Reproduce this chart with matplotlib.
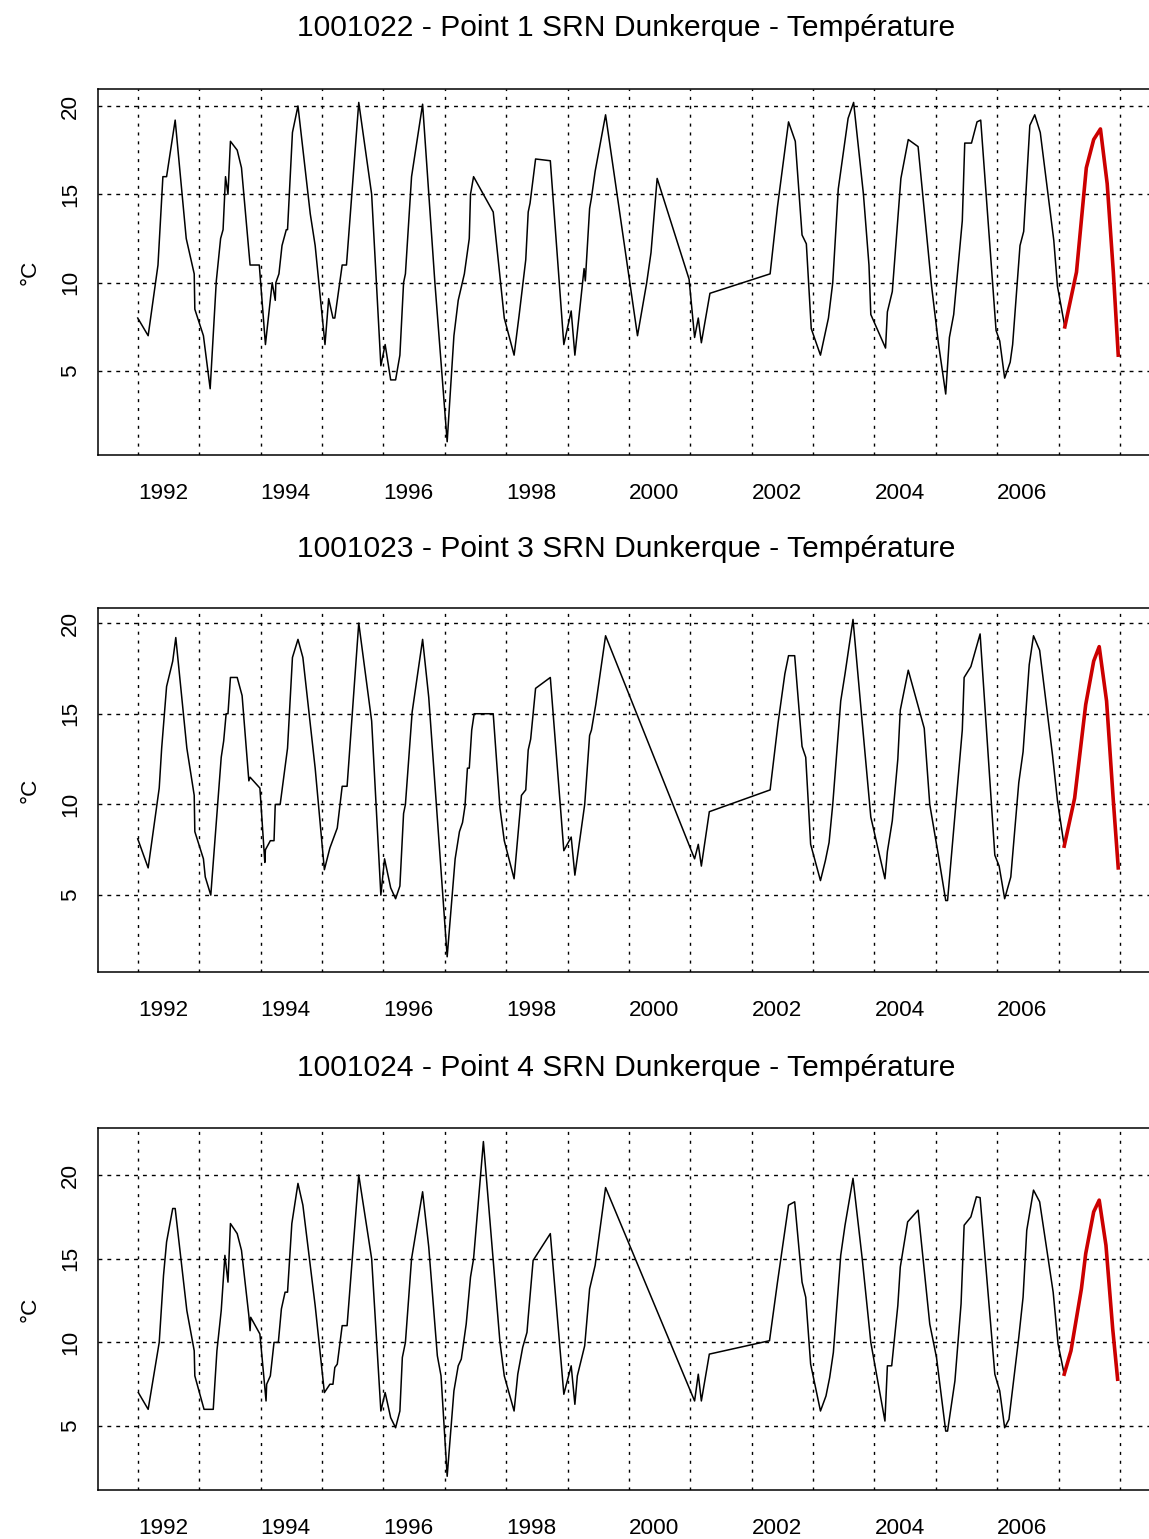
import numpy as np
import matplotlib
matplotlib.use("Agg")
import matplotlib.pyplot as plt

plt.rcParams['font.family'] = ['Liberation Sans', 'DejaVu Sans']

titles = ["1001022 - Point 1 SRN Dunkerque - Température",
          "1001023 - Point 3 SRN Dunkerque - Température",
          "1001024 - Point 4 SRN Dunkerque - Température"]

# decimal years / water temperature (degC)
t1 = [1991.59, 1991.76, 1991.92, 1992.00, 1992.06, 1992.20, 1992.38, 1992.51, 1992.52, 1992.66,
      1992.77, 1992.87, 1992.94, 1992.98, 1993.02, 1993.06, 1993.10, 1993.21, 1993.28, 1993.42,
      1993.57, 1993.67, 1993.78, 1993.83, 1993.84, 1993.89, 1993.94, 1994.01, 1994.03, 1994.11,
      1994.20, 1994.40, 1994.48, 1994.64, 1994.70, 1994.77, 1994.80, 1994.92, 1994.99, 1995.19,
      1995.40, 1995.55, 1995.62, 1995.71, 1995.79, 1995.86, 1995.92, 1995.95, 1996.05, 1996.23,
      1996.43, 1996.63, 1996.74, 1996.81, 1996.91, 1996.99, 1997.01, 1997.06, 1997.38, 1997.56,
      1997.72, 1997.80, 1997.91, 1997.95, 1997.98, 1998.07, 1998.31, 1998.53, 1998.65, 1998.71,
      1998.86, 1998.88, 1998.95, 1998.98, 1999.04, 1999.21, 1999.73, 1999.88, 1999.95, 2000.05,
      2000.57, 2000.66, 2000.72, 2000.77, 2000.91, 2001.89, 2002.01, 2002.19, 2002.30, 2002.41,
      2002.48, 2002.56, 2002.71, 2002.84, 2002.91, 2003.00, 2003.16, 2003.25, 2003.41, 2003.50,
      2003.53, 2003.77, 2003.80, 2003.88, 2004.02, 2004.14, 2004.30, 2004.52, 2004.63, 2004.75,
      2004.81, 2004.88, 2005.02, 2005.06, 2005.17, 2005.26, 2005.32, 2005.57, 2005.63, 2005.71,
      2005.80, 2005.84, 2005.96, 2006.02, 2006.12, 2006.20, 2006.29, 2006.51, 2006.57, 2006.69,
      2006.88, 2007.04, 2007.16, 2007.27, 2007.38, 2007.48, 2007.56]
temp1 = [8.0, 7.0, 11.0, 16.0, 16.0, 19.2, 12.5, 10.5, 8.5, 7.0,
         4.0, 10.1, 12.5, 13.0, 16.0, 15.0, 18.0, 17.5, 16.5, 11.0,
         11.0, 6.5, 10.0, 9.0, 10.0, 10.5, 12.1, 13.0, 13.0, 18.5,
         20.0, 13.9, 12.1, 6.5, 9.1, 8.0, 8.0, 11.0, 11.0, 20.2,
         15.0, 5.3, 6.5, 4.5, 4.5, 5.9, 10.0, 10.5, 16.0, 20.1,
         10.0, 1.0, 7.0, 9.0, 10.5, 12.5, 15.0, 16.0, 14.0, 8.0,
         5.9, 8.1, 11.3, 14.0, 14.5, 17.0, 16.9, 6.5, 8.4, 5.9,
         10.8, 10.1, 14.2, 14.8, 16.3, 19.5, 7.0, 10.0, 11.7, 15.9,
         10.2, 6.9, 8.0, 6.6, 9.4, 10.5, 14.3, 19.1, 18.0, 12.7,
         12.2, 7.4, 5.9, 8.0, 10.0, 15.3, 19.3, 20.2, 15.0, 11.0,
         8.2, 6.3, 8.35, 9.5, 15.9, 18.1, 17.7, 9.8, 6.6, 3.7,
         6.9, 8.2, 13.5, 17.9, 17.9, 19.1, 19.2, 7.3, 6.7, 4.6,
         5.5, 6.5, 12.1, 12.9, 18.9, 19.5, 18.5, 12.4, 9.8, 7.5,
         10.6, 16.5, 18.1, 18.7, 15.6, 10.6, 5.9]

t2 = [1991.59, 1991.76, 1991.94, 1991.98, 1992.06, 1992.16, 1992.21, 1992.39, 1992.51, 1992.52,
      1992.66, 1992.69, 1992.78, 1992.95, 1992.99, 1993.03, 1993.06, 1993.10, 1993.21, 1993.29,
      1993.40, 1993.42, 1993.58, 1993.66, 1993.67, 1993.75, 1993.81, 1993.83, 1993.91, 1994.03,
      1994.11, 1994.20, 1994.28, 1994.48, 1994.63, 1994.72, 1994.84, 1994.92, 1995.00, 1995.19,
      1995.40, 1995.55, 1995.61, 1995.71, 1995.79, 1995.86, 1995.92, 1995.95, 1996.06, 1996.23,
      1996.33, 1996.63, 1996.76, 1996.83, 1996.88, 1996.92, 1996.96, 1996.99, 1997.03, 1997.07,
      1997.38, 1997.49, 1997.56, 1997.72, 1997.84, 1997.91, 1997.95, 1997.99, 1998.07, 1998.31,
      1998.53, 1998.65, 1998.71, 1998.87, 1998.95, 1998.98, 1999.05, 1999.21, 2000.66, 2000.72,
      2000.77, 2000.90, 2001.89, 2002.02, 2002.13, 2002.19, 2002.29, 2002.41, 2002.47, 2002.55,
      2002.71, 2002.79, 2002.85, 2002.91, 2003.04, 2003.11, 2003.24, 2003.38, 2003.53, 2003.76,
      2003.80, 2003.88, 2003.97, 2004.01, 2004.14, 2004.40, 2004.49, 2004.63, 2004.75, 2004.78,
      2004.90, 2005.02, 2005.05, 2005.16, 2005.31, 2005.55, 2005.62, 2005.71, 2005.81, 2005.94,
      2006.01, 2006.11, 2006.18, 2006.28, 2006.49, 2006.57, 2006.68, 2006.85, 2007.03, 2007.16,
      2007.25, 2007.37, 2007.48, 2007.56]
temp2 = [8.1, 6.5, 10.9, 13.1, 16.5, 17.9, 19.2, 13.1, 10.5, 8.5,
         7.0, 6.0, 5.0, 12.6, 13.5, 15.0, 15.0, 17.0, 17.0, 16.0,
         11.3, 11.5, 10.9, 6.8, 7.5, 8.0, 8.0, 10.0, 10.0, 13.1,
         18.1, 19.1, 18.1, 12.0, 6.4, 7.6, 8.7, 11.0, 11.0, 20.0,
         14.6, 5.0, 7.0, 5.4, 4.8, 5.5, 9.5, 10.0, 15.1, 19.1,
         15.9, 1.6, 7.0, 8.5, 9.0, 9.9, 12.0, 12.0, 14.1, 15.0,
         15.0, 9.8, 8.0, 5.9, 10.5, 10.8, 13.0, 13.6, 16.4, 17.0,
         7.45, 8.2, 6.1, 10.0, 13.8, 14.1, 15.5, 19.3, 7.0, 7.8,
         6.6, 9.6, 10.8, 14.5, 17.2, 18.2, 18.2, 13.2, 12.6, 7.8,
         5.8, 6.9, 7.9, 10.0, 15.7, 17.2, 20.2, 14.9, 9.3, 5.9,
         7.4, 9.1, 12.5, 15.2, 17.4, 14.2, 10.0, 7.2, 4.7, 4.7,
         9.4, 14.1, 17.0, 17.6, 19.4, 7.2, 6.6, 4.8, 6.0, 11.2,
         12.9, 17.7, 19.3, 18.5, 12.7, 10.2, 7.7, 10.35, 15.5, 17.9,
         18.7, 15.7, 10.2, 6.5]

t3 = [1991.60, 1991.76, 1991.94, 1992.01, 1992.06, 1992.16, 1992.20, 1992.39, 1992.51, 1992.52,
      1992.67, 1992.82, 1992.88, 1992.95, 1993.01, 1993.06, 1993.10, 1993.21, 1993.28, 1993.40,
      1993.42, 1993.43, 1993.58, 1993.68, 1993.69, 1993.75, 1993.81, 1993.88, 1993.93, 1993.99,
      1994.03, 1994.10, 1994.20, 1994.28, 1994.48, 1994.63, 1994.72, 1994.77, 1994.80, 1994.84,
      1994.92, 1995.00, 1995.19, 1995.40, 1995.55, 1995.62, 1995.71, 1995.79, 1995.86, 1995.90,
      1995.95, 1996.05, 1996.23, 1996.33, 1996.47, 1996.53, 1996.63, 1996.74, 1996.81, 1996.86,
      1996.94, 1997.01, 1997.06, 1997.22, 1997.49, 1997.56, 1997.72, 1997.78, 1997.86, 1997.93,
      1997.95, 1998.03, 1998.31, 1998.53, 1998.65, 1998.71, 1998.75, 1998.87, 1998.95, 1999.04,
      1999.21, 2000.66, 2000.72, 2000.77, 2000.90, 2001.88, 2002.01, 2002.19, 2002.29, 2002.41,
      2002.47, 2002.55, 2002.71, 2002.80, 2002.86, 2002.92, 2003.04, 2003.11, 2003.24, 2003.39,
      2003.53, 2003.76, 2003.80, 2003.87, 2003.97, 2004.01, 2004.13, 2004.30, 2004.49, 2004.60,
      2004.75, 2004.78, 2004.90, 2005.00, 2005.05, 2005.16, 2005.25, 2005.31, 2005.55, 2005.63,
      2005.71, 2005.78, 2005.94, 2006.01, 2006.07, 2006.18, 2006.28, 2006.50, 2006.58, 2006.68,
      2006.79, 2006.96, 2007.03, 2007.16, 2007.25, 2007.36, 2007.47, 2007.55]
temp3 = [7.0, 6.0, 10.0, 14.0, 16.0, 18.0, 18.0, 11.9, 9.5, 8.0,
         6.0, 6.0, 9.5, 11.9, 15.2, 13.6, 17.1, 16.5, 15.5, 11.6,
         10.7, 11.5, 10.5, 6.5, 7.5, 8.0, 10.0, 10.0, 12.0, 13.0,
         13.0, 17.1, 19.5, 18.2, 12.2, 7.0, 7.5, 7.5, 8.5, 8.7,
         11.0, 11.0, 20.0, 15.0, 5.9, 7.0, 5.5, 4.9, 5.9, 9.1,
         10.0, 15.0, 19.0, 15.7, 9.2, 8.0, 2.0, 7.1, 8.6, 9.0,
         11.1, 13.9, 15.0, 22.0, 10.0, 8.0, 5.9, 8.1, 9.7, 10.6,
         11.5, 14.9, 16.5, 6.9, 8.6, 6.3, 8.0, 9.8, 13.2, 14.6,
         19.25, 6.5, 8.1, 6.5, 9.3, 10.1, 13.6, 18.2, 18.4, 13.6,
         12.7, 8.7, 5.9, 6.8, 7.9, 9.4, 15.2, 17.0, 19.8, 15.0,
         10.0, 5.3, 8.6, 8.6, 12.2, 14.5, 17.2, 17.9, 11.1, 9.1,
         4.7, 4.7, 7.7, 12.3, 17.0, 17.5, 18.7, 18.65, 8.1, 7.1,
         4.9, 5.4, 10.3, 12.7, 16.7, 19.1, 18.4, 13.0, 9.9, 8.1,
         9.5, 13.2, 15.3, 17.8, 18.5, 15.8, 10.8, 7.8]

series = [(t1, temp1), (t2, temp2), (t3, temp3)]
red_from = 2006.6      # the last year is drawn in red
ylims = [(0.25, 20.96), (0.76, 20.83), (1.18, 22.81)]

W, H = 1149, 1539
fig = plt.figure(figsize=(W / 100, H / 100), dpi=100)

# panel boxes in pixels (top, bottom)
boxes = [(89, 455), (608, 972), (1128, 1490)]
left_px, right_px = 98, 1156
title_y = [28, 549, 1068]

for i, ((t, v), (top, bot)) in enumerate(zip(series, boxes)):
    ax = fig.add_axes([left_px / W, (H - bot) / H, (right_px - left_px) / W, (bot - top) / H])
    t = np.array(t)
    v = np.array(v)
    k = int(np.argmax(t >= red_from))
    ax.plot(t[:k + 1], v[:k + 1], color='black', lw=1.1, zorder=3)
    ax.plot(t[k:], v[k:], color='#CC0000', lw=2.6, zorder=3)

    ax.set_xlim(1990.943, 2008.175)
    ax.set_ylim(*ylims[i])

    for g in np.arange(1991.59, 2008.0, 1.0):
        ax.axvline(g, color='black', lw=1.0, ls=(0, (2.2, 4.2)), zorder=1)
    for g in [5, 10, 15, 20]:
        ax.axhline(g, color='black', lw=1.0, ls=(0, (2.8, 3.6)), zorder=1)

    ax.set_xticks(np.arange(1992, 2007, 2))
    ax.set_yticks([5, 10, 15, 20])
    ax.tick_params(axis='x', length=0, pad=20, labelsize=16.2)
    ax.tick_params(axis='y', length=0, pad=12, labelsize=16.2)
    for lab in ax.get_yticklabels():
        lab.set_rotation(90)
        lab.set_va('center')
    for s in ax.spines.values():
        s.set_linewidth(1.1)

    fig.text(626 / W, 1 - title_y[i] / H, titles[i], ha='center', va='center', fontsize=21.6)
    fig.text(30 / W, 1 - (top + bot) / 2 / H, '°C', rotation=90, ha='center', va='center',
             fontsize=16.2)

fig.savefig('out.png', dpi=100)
########
Pictures stay out. Print the data exactly, from its first line through the line containing "Point 4 SRN".

Reproduce this chart with matplotlib.
import numpy as np
import matplotlib
matplotlib.use("Agg")
import matplotlib.pyplot as plt

plt.rcParams['font.family'] = ['Liberation Sans', 'DejaVu Sans']

titles = ["1001022 - Point 1 SRN Dunkerque - Température",
          "1001023 - Point 3 SRN Dunkerque - Température",
          "1001024 - Point 4 SRN Dunkerque - Température"]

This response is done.